The court in Redd thus applied the common law hybrid test, placing the greatest emphasis on whether Treasury had “the right to control and direct the work of [the plaintiff], not only as to the result to be achieved, but also as to the details by which that result is achieved,” and concluded that the plaintiff was not a federal employee. Id. at 938-39. The court first noted these facts in support of an employment relationship between the plaintiff and Treasury: the plaintiff worked on Treasury premises; the plaintiff used Treasury office supplies, two-way radios, and uniforms; and a Treasury supervisor involved herself for a brief period in the “means and manner” of the plaintiff's tour presentation. See id. at 938-40. Outweighing these facts, however, were the following facts: Treasury was not involved in the plaintiff's training; Aspen provided the majority of the plaintiff's supervision with respect to the “means and manner” of her work performance; and tours are part of Treasury's public relations, not an integral part of its business of printing currency and stamps; the decision to terminate the plaintiff was solely within Aspen's power, even though Treasury had the right to reject any guide; and Aspen paid the plaintiff's wages, provided for her vacation time, and paid the social security taxes due (the court noted, however, that the factors relating to wages and benefits were especially ill-suited to a joint employment theory because the plaintiff indisputably was Aspen's employee). Id.

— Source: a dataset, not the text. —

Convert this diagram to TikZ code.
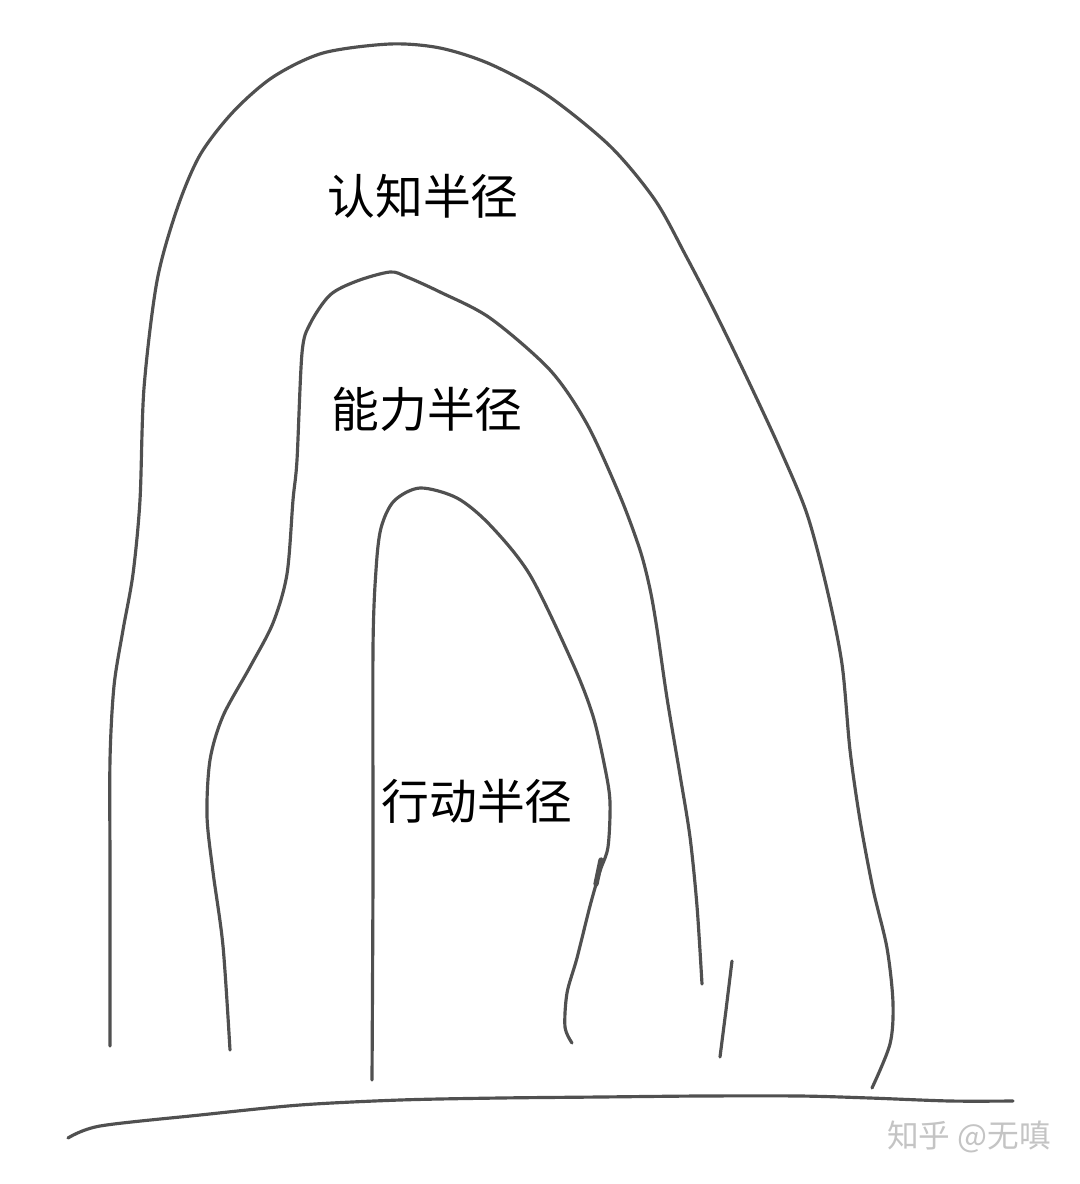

We agree with the D.C. Circuit that the multi-factor common law hybrid test is ill-suited for determining whether an individual, who is indisputably an employee of an independent contracting entity that provides employees to perform services for the government, is also an employee of the government. See Redd, 232 F.3d at 938-40. We need not, however, decide between these tests because it is clear in this case that Lopez was not a federal employee under either test.
Although the Navy retained control over parking within PSNS and provided the office space and equipment Lopez used, it did not retain any control over the terms and conditions of his work. ATA was solely responsible for hiring and training Lopez. ATA maintained its own supervisors on site within PSNS who set his work schedule, and solely assigned and supervised his work. Lopez was required to report to ATA supervisors, not to PSNS personnel, if he were sick or late. PSNS thus did not retain for itself sufficient control of Lopez under the joint employer test to be deemed his employer together with ATA.
The same conclusion follows from application of the common law hybrid employment test, given that the primary factor under that test is the putative employer's right to control the means and manner of the worker's performance. See Lutcher, 633 F.2d at 883. Other than providing the situs of the work Lopez performed, PSNS had no control over his job performance.
At oral argument, Lopez asserted that a strict legal interpretation of the word “employee” when applied to contractors who provide workers to perform services for federal agencies on government-controlled premises could have a chilling effect on the employment decisions of those contractors. This argument should have more resonance in a legislative hearing than in a judicial proceeding.